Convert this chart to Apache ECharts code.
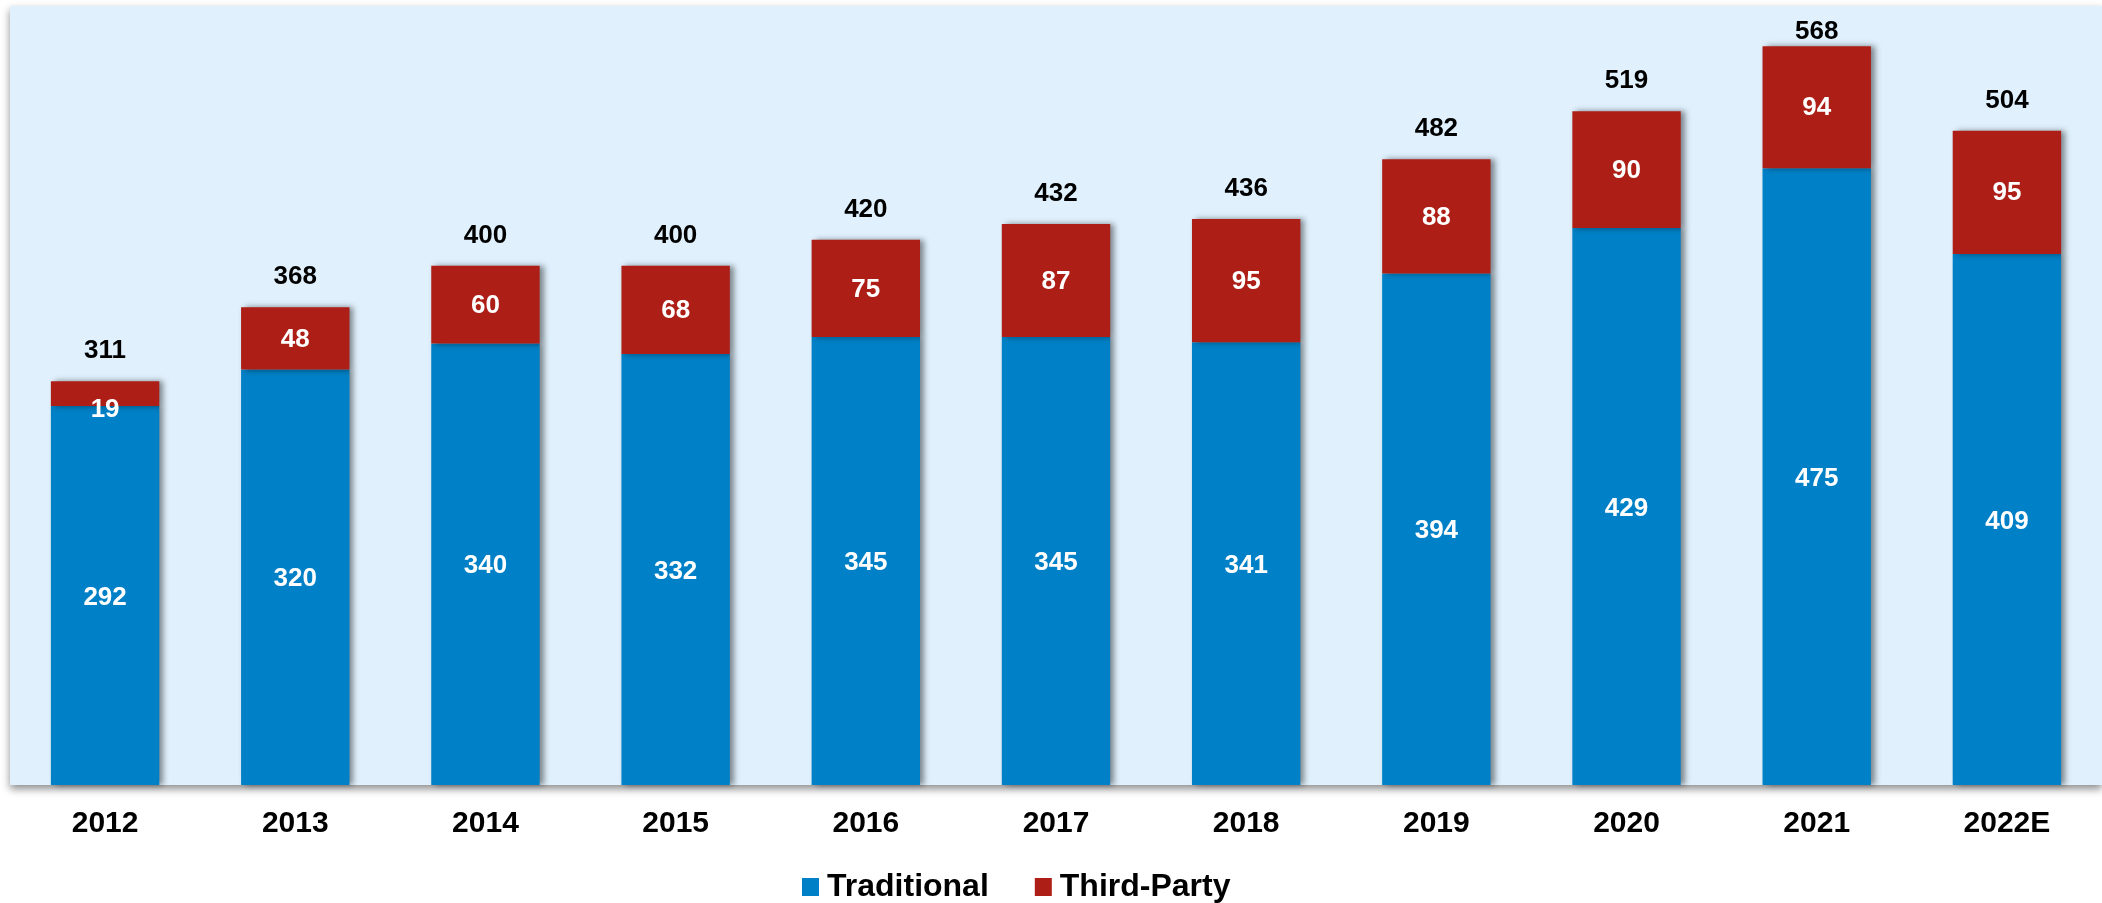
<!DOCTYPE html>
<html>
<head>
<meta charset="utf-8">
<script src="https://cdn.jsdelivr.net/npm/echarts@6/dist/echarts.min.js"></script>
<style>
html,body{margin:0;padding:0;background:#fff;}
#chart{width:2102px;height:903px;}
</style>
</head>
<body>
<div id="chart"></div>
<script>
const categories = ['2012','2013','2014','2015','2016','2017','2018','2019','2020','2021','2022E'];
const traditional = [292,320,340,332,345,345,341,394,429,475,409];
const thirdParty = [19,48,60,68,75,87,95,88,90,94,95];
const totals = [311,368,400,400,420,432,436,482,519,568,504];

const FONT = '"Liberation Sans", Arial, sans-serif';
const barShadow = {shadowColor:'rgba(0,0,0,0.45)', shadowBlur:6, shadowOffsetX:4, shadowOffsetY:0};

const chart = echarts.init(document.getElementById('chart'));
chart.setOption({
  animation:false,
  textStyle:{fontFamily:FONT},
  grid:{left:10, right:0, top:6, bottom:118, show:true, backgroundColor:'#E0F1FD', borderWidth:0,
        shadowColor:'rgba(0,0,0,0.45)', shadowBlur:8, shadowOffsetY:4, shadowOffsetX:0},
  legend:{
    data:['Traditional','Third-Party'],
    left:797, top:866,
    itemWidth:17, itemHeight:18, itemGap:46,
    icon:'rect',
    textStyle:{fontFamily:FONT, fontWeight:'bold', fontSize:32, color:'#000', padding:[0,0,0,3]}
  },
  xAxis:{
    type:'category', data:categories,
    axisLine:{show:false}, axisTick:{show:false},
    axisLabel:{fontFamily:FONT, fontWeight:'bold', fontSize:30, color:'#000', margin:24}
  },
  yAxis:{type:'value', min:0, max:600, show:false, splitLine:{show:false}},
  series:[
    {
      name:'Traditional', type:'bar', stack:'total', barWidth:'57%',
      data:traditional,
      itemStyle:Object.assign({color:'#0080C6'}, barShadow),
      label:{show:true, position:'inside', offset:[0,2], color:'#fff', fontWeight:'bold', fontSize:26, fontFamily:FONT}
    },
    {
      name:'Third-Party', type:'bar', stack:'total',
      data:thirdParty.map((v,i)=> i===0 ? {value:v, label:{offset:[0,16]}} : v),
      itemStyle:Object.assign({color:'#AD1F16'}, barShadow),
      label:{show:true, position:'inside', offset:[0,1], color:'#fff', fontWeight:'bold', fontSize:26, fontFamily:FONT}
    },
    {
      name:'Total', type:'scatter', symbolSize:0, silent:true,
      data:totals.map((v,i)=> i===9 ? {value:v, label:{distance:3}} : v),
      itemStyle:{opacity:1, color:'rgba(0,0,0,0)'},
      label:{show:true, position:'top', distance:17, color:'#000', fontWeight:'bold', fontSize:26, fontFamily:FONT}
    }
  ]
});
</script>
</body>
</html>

++++++++

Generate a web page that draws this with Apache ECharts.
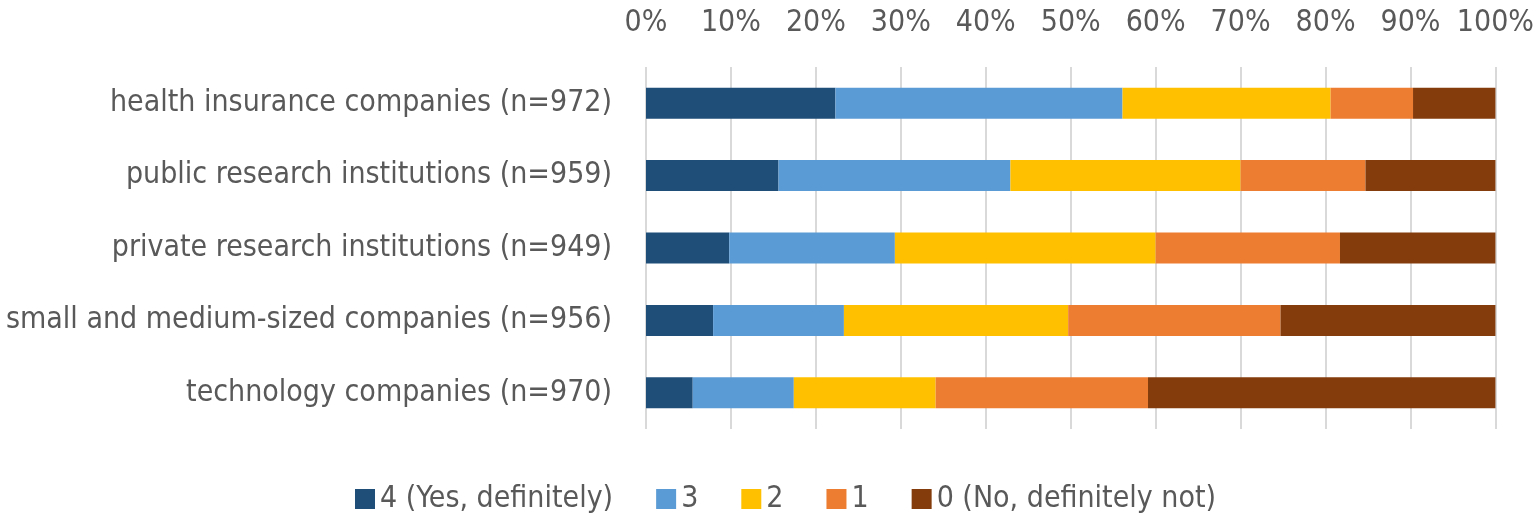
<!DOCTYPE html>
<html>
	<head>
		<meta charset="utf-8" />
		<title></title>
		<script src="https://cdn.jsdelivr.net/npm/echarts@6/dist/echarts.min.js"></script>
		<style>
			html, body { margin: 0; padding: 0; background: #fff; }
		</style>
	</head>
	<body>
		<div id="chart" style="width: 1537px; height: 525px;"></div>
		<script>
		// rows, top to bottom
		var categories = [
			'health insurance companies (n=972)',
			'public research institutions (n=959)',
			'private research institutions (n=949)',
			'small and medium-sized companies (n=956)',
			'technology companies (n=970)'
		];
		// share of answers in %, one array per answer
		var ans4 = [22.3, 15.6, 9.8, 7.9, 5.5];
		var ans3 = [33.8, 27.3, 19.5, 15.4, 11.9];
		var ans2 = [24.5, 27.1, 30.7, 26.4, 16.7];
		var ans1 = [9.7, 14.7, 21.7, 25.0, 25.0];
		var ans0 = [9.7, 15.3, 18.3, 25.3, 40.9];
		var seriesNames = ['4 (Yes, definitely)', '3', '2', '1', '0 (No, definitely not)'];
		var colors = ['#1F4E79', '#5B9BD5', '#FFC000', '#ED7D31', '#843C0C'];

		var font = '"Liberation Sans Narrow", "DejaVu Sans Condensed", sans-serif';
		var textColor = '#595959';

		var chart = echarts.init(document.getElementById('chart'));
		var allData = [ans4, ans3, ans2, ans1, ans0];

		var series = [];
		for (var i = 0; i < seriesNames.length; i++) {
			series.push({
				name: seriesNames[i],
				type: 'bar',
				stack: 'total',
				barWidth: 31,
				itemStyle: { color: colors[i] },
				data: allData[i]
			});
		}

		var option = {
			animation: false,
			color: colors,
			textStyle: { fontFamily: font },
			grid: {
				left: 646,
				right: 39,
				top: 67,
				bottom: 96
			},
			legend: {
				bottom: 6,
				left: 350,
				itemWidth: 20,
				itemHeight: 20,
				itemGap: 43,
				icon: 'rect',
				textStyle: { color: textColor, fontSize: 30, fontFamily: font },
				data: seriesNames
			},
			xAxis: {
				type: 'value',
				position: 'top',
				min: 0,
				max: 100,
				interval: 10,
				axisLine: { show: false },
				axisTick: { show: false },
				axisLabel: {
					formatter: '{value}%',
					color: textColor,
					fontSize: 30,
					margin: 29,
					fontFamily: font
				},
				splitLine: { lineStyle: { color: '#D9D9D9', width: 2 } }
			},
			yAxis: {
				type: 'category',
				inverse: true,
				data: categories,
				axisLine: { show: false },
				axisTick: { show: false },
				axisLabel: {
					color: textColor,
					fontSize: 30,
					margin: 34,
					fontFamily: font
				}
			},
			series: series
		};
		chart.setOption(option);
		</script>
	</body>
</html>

++++++++

§ WORK REQUIRED:
Respond with nothing but the number of lines in the entries that contain the string "this".

§ SOLUTION TO THE EXERCISE:
2